Problem description:
Copy each line below exactly and leave the pictures out.

-.-.-

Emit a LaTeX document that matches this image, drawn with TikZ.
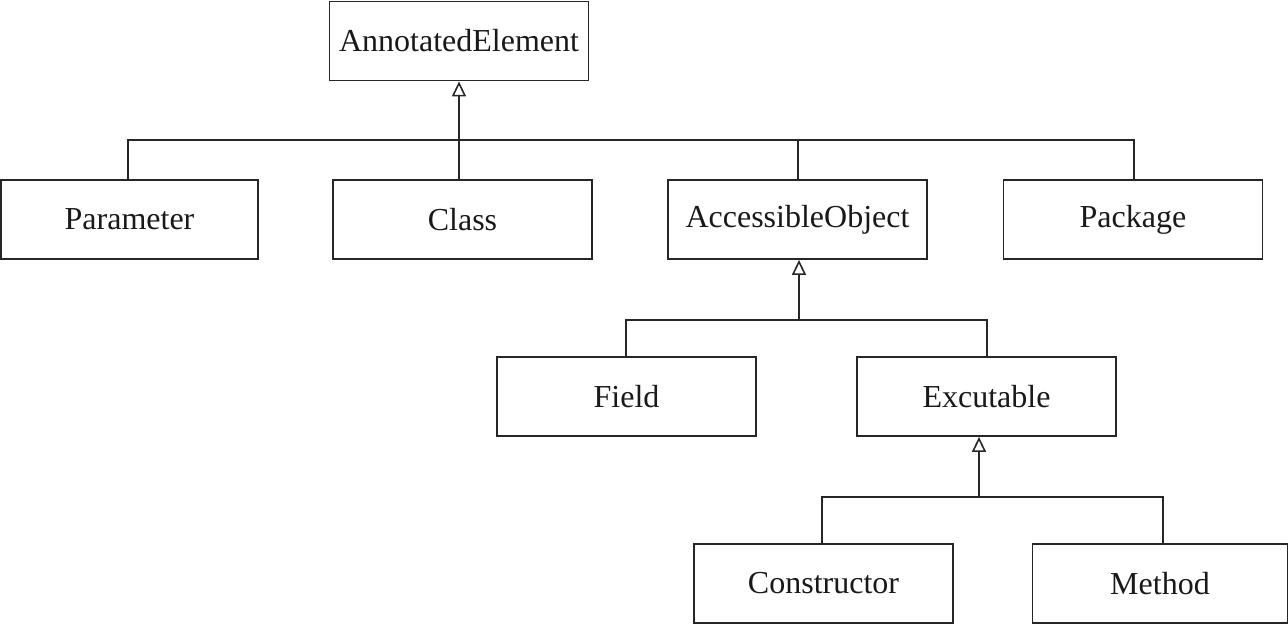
\documentclass[tikz,border=0pt]{standalone}
\usepackage{fontspec}
\setmainfont{Liberation Serif}
\usetikzlibrary{arrows.meta}
\begin{document}
\begin{tikzpicture}[x=1pt,y=-1pt,
  cls/.style={draw=black!85, line width=1.8pt, fill=white, minimum width=259pt, minimum height=79pt, inner sep=0pt, font=\fontsize{32}{38}\selectfont, text=black!90},
  conn/.style={draw=black!85, line width=1.8pt},
  inherit/.style={conn, -{Triangle[open, length=15pt, width=14pt, line width=1.6pt]}}]
\useasboundingbox (0,0) rectangle (1288,624);
% nodes
\node[cls] (ae) at (459,41) {AnnotatedElement};
\node[cls, minimum width=257pt] (param) at (129.5,219.5) {Parameter};
\node[cls] (class) at (462.5,219.5) {Class};
\node[cls] (ao) at (797.5,219.5) {AccessibleObject};
\node[cls] (pkg) at (1133,219.5) {Package};
\node[cls] (field) at (626.5,396.5) {Field};
\node[cls] (exe) at (986.5,396.5) {Excutable};
\node[cls] (ctor) at (823.5,583.5) {Constructor};
\node[cls, minimum width=255pt] (meth) at (1160,583.5) {Method};
% bus coordinates
\coordinate (b1) at (459,140);
\coordinate (b1l) at (128,140);
\coordinate (b1r) at (1134,140);
\coordinate (b1ao) at (798,140);
\coordinate (b2) at (799,320);
\coordinate (b2l) at (626,320);
\coordinate (b2r) at (987,320);
\coordinate (b3) at (979,497);
\coordinate (b3l) at (822,497);
\coordinate (b3r) at (1163,497);
% level 1
\draw[conn] (b1l |- param.north) -- (b1l) -- (b1r) -- (b1r |- pkg.north);
\draw[conn] (b1 |- class.north) -- (b1);
\draw[conn] (b1ao) -- (b1ao |- ao.north);
\draw[inherit] (b1) -- (b1 |- ae.south);
% level 2
\draw[conn] (b2l |- field.north) -- (b2l) -- (b2r) -- (b2r |- exe.north);
\draw[inherit] (b2) -- (b2 |- ao.south);
% level 3
\draw[conn] (b3l |- ctor.north) -- (b3l) -- (b3r) -- (b3r |- meth.north);
\draw[inherit] (b3) -- (b3 |- exe.south);
\end{tikzpicture}
\end{document}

-.-.-

Solution for this exercise:
Emit a LaTeX document that matches this image, drawn with TikZ.
\documentclass[tikz,border=0pt]{standalone}
\usepackage{fontspec}
\setmainfont{Liberation Serif}
\usetikzlibrary{arrows.meta}
\begin{document}
\begin{tikzpicture}[x=1pt,y=-1pt,
  cls/.style={draw=black!85, line width=1.8pt, fill=white, minimum width=259pt, minimum height=79pt, inner sep=0pt, font=\fontsize{32}{38}\selectfont, text=black!90},
  conn/.style={draw=black!85, line width=1.8pt},
  inherit/.style={conn, -{Triangle[open, length=15pt, width=14pt, line width=1.6pt]}}]
\useasboundingbox (0,0) rectangle (1288,624);
% nodes
\node[cls] (ae) at (459,41) {AnnotatedElement};
\node[cls, minimum width=257pt] (param) at (129.5,219.5) {Parameter};
\node[cls] (class) at (462.5,219.5) {Class};
\node[cls] (ao) at (797.5,219.5) {AccessibleObject};
\node[cls] (pkg) at (1133,219.5) {Package};
\node[cls] (field) at (626.5,396.5) {Field};
\node[cls] (exe) at (986.5,396.5) {Excutable};
\node[cls] (ctor) at (823.5,583.5) {Constructor};
\node[cls, minimum width=255pt] (meth) at (1160,583.5) {Method};
% bus coordinates
\coordinate (b1) at (459,140);
\coordinate (b1l) at (128,140);
\coordinate (b1r) at (1134,140);
\coordinate (b1ao) at (798,140);
\coordinate (b2) at (799,320);
\coordinate (b2l) at (626,320);
\coordinate (b2r) at (987,320);
\coordinate (b3) at (979,497);
\coordinate (b3l) at (822,497);
\coordinate (b3r) at (1163,497);
% level 1
\draw[conn] (b1l |- param.north) -- (b1l) -- (b1r) -- (b1r |- pkg.north);
\draw[conn] (b1 |- class.north) -- (b1);
\draw[conn] (b1ao) -- (b1ao |- ao.north);
\draw[inherit] (b1) -- (b1 |- ae.south);
% level 2
\draw[conn] (b2l |- field.north) -- (b2l) -- (b2r) -- (b2r |- exe.north);
\draw[inherit] (b2) -- (b2 |- ao.south);
% level 3
\draw[conn] (b3l |- ctor.north) -- (b3l) -- (b3r) -- (b3r |- meth.north);
\draw[inherit] (b3) -- (b3 |- exe.south);
\end{tikzpicture}
\end{document}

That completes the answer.